Without including the pictures, copy out every line below.

▶ **MATERIAL PROVIDED**:
- - - - - - -

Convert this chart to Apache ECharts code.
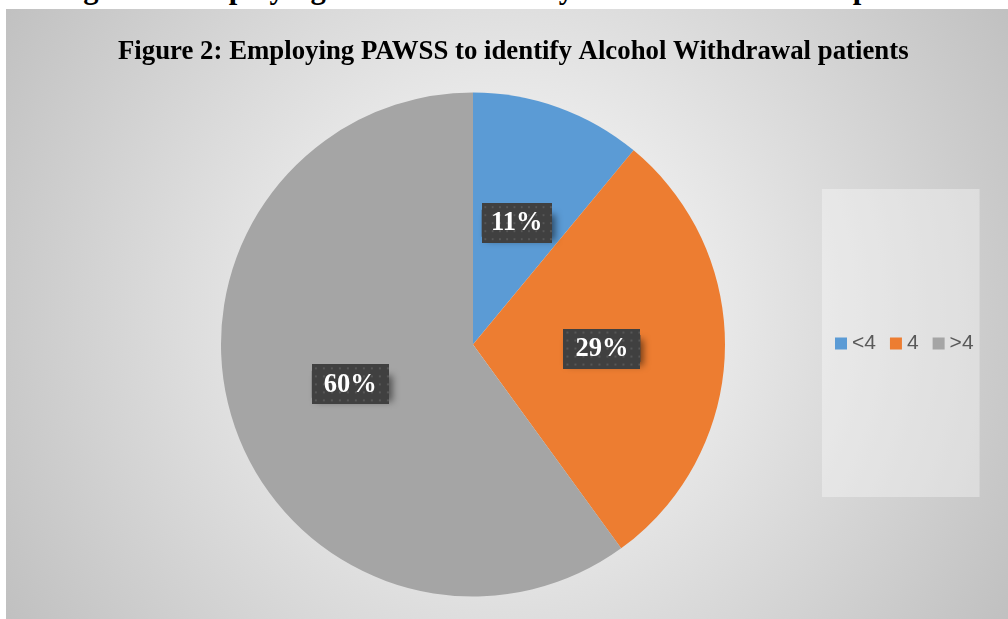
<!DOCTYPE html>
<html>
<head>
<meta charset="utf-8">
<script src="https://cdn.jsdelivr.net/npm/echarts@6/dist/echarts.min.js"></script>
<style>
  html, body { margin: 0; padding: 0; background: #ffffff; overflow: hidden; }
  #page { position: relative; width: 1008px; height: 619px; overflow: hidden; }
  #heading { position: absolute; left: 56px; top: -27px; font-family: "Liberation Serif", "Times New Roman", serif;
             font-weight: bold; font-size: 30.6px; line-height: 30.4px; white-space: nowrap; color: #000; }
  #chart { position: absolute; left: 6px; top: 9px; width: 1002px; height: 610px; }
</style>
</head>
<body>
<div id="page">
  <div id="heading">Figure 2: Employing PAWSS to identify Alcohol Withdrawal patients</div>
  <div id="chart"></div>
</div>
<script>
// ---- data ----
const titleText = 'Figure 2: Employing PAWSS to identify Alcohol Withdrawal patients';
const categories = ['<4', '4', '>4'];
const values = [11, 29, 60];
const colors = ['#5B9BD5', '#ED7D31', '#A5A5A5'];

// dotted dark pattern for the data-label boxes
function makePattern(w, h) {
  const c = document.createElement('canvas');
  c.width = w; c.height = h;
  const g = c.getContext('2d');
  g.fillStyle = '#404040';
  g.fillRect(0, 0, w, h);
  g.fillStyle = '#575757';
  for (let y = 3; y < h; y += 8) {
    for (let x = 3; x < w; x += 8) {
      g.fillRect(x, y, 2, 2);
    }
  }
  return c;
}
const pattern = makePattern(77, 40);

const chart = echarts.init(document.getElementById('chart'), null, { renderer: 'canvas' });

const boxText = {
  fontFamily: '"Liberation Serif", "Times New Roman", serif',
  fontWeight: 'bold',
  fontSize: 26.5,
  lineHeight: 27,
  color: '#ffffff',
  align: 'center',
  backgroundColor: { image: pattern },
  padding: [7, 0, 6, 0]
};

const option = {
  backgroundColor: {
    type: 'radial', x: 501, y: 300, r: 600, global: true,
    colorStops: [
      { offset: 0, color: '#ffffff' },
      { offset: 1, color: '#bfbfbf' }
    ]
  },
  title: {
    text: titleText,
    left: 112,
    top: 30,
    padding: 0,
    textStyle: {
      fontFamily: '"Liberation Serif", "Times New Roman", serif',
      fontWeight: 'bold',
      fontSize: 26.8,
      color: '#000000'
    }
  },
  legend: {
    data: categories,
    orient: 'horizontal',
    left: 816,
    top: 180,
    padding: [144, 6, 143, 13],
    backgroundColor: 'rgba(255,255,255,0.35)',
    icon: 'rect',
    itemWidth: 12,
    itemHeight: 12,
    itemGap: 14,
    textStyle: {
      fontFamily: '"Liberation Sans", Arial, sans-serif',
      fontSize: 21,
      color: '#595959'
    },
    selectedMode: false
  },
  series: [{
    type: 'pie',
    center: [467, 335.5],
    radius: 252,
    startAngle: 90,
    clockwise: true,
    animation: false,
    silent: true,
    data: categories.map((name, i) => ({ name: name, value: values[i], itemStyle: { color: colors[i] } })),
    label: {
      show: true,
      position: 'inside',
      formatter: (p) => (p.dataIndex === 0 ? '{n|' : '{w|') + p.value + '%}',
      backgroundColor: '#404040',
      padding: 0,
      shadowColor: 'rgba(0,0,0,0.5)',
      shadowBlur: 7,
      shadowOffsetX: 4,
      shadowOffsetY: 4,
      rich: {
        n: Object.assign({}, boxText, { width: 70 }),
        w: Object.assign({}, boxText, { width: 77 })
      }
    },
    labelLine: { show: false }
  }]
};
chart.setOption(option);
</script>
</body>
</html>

- - - - - - -

▶ **COMPLETE OUTPUT**:
Convert this chart to Apache ECharts code.
<!DOCTYPE html>
<html>
<head>
<meta charset="utf-8">
<script src="https://cdn.jsdelivr.net/npm/echarts@6/dist/echarts.min.js"></script>
<style>
  html, body { margin: 0; padding: 0; background: #ffffff; overflow: hidden; }
  #page { position: relative; width: 1008px; height: 619px; overflow: hidden; }
  #heading { position: absolute; left: 56px; top: -27px; font-family: "Liberation Serif", "Times New Roman", serif;
             font-weight: bold; font-size: 30.6px; line-height: 30.4px; white-space: nowrap; color: #000; }
  #chart { position: absolute; left: 6px; top: 9px; width: 1002px; height: 610px; }
</style>
</head>
<body>
<div id="page">
  <div id="heading">Figure 2: Employing PAWSS to identify Alcohol Withdrawal patients</div>
  <div id="chart"></div>
</div>
<script>
// ---- data ----
const titleText = 'Figure 2: Employing PAWSS to identify Alcohol Withdrawal patients';
const categories = ['<4', '4', '>4'];
const values = [11, 29, 60];
const colors = ['#5B9BD5', '#ED7D31', '#A5A5A5'];

// dotted dark pattern for the data-label boxes
function makePattern(w, h) {
  const c = document.createElement('canvas');
  c.width = w; c.height = h;
  const g = c.getContext('2d');
  g.fillStyle = '#404040';
  g.fillRect(0, 0, w, h);
  g.fillStyle = '#575757';
  for (let y = 3; y < h; y += 8) {
    for (let x = 3; x < w; x += 8) {
      g.fillRect(x, y, 2, 2);
    }
  }
  return c;
}
const pattern = makePattern(77, 40);

const chart = echarts.init(document.getElementById('chart'), null, { renderer: 'canvas' });

const boxText = {
  fontFamily: '"Liberation Serif", "Times New Roman", serif',
  fontWeight: 'bold',
  fontSize: 26.5,
  lineHeight: 27,
  color: '#ffffff',
  align: 'center',
  backgroundColor: { image: pattern },
  padding: [7, 0, 6, 0]
};

const option = {
  backgroundColor: {
    type: 'radial', x: 501, y: 300, r: 600, global: true,
    colorStops: [
      { offset: 0, color: '#ffffff' },
      { offset: 1, color: '#bfbfbf' }
    ]
  },
  title: {
    text: titleText,
    left: 112,
    top: 30,
    padding: 0,
    textStyle: {
      fontFamily: '"Liberation Serif", "Times New Roman", serif',
      fontWeight: 'bold',
      fontSize: 26.8,
      color: '#000000'
    }
  },
  legend: {
    data: categories,
    orient: 'horizontal',
    left: 816,
    top: 180,
    padding: [144, 6, 143, 13],
    backgroundColor: 'rgba(255,255,255,0.35)',
    icon: 'rect',
    itemWidth: 12,
    itemHeight: 12,
    itemGap: 14,
    textStyle: {
      fontFamily: '"Liberation Sans", Arial, sans-serif',
      fontSize: 21,
      color: '#595959'
    },
    selectedMode: false
  },
  series: [{
    type: 'pie',
    center: [467, 335.5],
    radius: 252,
    startAngle: 90,
    clockwise: true,
    animation: false,
    silent: true,
    data: categories.map((name, i) => ({ name: name, value: values[i], itemStyle: { color: colors[i] } })),
    label: {
      show: true,
      position: 'inside',
      formatter: (p) => (p.dataIndex === 0 ? '{n|' : '{w|') + p.value + '%}',
      backgroundColor: '#404040',
      padding: 0,
      shadowColor: 'rgba(0,0,0,0.5)',
      shadowBlur: 7,
      shadowOffsetX: 4,
      shadowOffsetY: 4,
      rich: {
        n: Object.assign({}, boxText, { width: 70 }),
        w: Object.assign({}, boxText, { width: 77 })
      }
    },
    labelLine: { show: false }
  }]
};
chart.setOption(option);
</script>
</body>
</html>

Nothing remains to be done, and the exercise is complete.